§ RECORD EXCERPTS
%%
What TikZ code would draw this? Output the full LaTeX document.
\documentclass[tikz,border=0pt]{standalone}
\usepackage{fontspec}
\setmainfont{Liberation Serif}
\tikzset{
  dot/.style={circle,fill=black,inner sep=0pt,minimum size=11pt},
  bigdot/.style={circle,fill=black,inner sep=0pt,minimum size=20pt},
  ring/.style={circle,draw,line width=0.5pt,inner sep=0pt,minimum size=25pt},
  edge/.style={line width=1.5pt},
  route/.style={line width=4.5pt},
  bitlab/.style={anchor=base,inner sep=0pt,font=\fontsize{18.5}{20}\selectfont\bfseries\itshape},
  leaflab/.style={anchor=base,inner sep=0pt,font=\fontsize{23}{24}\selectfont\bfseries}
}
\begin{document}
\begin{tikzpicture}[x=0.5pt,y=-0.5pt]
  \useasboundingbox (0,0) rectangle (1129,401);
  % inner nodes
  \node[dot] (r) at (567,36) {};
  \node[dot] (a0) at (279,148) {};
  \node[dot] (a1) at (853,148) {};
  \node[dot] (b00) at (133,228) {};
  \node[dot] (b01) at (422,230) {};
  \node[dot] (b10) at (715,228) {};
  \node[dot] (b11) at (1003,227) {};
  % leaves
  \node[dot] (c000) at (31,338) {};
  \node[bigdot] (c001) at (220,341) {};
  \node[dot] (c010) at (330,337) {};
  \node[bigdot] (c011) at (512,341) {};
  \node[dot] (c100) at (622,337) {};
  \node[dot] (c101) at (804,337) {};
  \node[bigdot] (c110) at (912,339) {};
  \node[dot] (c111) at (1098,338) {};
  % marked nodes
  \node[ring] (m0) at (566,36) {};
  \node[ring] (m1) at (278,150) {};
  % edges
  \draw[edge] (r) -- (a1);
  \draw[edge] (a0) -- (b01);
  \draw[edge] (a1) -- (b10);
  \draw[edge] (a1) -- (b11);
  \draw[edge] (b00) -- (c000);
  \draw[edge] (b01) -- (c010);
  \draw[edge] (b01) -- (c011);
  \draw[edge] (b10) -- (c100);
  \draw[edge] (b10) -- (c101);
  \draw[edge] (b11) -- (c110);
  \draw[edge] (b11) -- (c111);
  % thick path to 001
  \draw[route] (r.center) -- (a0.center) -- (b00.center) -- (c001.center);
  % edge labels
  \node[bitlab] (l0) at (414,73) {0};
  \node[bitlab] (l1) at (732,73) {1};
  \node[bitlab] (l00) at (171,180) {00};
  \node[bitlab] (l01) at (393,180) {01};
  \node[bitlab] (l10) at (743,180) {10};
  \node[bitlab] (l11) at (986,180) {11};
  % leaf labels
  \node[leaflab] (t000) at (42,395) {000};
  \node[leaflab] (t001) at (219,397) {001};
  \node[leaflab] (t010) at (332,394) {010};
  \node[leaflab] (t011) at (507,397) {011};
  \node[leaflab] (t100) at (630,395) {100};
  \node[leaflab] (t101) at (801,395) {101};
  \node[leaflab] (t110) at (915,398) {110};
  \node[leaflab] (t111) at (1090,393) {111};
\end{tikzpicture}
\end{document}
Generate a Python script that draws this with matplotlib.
%%
§ GIVEN PROBLEM
Repeat each record exactly. Omit nothing.

§ WRITTEN ANSWER
What TikZ code would draw this? Output the full LaTeX document.
\documentclass[tikz,border=0pt]{standalone}
\usepackage{fontspec}
\setmainfont{Liberation Serif}
\tikzset{
  dot/.style={circle,fill=black,inner sep=0pt,minimum size=11pt},
  bigdot/.style={circle,fill=black,inner sep=0pt,minimum size=20pt},
  ring/.style={circle,draw,line width=0.5pt,inner sep=0pt,minimum size=25pt},
  edge/.style={line width=1.5pt},
  route/.style={line width=4.5pt},
  bitlab/.style={anchor=base,inner sep=0pt,font=\fontsize{18.5}{20}\selectfont\bfseries\itshape},
  leaflab/.style={anchor=base,inner sep=0pt,font=\fontsize{23}{24}\selectfont\bfseries}
}
\begin{document}
\begin{tikzpicture}[x=0.5pt,y=-0.5pt]
  \useasboundingbox (0,0) rectangle (1129,401);
  % inner nodes
  \node[dot] (r) at (567,36) {};
  \node[dot] (a0) at (279,148) {};
  \node[dot] (a1) at (853,148) {};
  \node[dot] (b00) at (133,228) {};
  \node[dot] (b01) at (422,230) {};
  \node[dot] (b10) at (715,228) {};
  \node[dot] (b11) at (1003,227) {};
  % leaves
  \node[dot] (c000) at (31,338) {};
  \node[bigdot] (c001) at (220,341) {};
  \node[dot] (c010) at (330,337) {};
  \node[bigdot] (c011) at (512,341) {};
  \node[dot] (c100) at (622,337) {};
  \node[dot] (c101) at (804,337) {};
  \node[bigdot] (c110) at (912,339) {};
  \node[dot] (c111) at (1098,338) {};
  % marked nodes
  \node[ring] (m0) at (566,36) {};
  \node[ring] (m1) at (278,150) {};
  % edges
  \draw[edge] (r) -- (a1);
  \draw[edge] (a0) -- (b01);
  \draw[edge] (a1) -- (b10);
  \draw[edge] (a1) -- (b11);
  \draw[edge] (b00) -- (c000);
  \draw[edge] (b01) -- (c010);
  \draw[edge] (b01) -- (c011);
  \draw[edge] (b10) -- (c100);
  \draw[edge] (b10) -- (c101);
  \draw[edge] (b11) -- (c110);
  \draw[edge] (b11) -- (c111);
  % thick path to 001
  \draw[route] (r.center) -- (a0.center) -- (b00.center) -- (c001.center);
  % edge labels
  \node[bitlab] (l0) at (414,73) {0};
  \node[bitlab] (l1) at (732,73) {1};
  \node[bitlab] (l00) at (171,180) {00};
  \node[bitlab] (l01) at (393,180) {01};
  \node[bitlab] (l10) at (743,180) {10};
  \node[bitlab] (l11) at (986,180) {11};
  % leaf labels
  \node[leaflab] (t000) at (42,395) {000};
  \node[leaflab] (t001) at (219,397) {001};
  \node[leaflab] (t010) at (332,394) {010};
  \node[leaflab] (t011) at (507,397) {011};
  \node[leaflab] (t100) at (630,395) {100};
  \node[leaflab] (t101) at (801,395) {101};
  \node[leaflab] (t110) at (915,398) {110};
  \node[leaflab] (t111) at (1090,393) {111};
\end{tikzpicture}
\end{document}
Generate a Python script that draws this with matplotlib.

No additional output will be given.